Problem to work on: Write out every line of the material as it stands, apart from the pictures.

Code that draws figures
* * *

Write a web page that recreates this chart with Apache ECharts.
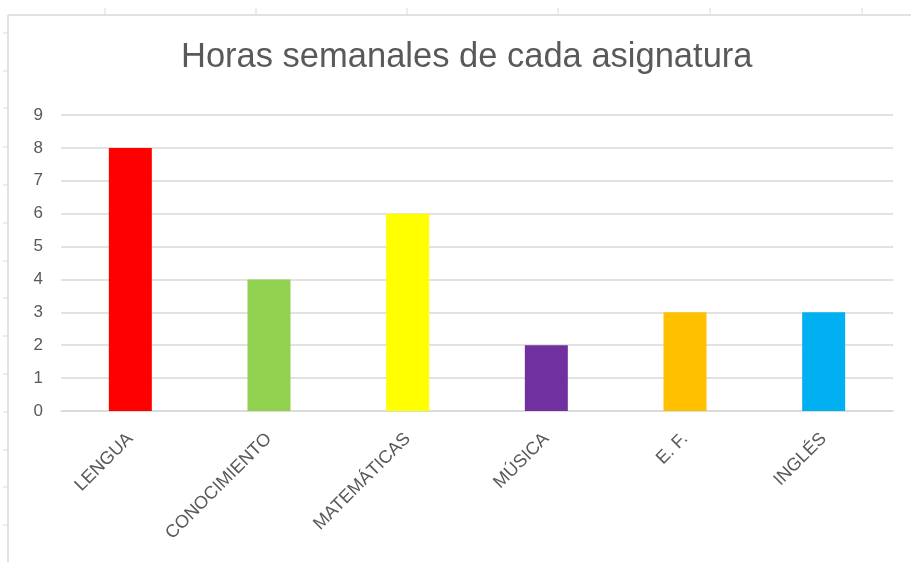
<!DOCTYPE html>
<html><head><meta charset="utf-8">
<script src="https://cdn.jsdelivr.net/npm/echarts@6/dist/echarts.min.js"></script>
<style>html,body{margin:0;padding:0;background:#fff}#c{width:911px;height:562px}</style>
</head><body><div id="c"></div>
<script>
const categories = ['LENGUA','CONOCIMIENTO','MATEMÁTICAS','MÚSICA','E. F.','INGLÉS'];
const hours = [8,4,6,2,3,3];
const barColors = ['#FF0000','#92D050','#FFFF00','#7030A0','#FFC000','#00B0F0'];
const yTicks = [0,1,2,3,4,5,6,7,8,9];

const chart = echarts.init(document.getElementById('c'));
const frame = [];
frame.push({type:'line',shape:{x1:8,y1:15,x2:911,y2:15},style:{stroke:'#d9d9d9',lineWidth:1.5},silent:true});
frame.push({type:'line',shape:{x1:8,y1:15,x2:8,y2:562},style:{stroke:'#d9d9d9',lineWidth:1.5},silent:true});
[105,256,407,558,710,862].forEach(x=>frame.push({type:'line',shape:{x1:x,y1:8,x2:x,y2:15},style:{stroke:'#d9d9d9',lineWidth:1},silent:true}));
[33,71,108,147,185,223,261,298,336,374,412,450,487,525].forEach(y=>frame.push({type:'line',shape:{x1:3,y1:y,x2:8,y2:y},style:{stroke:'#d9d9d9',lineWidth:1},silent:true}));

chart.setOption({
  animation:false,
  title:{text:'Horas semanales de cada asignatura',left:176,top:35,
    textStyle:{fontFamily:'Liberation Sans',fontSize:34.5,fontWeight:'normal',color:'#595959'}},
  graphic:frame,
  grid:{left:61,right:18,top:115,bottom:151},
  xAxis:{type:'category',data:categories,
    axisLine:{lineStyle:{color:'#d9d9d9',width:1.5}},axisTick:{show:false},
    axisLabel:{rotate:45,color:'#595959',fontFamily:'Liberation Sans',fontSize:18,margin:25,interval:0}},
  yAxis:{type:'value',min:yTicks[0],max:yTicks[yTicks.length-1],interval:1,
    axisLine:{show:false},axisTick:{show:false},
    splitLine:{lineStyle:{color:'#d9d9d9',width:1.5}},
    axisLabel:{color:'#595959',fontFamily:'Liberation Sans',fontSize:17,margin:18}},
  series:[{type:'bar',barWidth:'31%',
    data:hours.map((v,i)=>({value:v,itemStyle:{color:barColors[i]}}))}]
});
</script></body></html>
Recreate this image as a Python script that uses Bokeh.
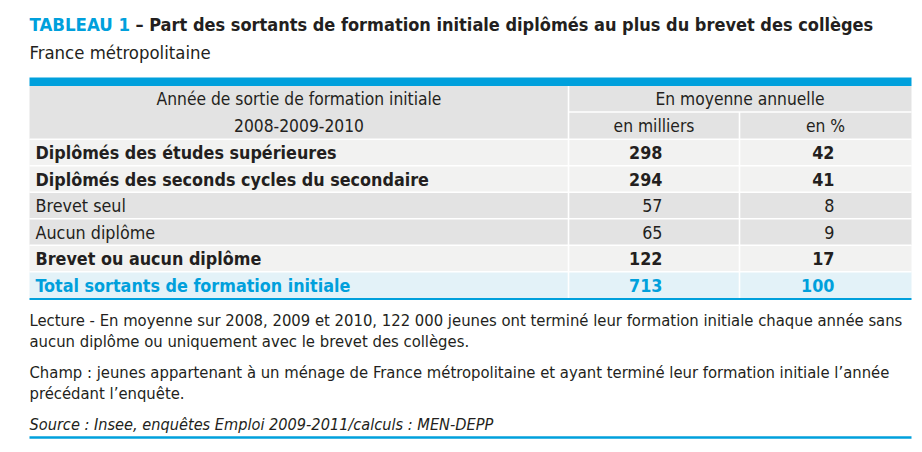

* * *

Result:
Write a web page that recreates this chart with Apache ECharts.
<!DOCTYPE html>
<html><head><meta charset="utf-8">
<script src="https://cdn.jsdelivr.net/npm/echarts@6/dist/echarts.min.js"></script>
<style>html,body{margin:0;padding:0;background:#fff}#c{width:911px;height:562px}</style>
</head><body><div id="c"></div>
<script>
const categories = ['LENGUA','CONOCIMIENTO','MATEMÁTICAS','MÚSICA','E. F.','INGLÉS'];
const hours = [8,4,6,2,3,3];
const barColors = ['#FF0000','#92D050','#FFFF00','#7030A0','#FFC000','#00B0F0'];
const yTicks = [0,1,2,3,4,5,6,7,8,9];

const chart = echarts.init(document.getElementById('c'));
const frame = [];
frame.push({type:'line',shape:{x1:8,y1:15,x2:911,y2:15},style:{stroke:'#d9d9d9',lineWidth:1.5},silent:true});
frame.push({type:'line',shape:{x1:8,y1:15,x2:8,y2:562},style:{stroke:'#d9d9d9',lineWidth:1.5},silent:true});
[105,256,407,558,710,862].forEach(x=>frame.push({type:'line',shape:{x1:x,y1:8,x2:x,y2:15},style:{stroke:'#d9d9d9',lineWidth:1},silent:true}));
[33,71,108,147,185,223,261,298,336,374,412,450,487,525].forEach(y=>frame.push({type:'line',shape:{x1:3,y1:y,x2:8,y2:y},style:{stroke:'#d9d9d9',lineWidth:1},silent:true}));

chart.setOption({
  animation:false,
  title:{text:'Horas semanales de cada asignatura',left:176,top:35,
    textStyle:{fontFamily:'Liberation Sans',fontSize:34.5,fontWeight:'normal',color:'#595959'}},
  graphic:frame,
  grid:{left:61,right:18,top:115,bottom:151},
  xAxis:{type:'category',data:categories,
    axisLine:{lineStyle:{color:'#d9d9d9',width:1.5}},axisTick:{show:false},
    axisLabel:{rotate:45,color:'#595959',fontFamily:'Liberation Sans',fontSize:18,margin:25,interval:0}},
  yAxis:{type:'value',min:yTicks[0],max:yTicks[yTicks.length-1],interval:1,
    axisLine:{show:false},axisTick:{show:false},
    splitLine:{lineStyle:{color:'#d9d9d9',width:1.5}},
    axisLabel:{color:'#595959',fontFamily:'Liberation Sans',fontSize:17,margin:18}},
  series:[{type:'bar',barWidth:'31%',
    data:hours.map((v,i)=>({value:v,itemStyle:{color:barColors[i]}}))}]
});
</script></body></html>
Recreate this image as a Python script that uses Bokeh.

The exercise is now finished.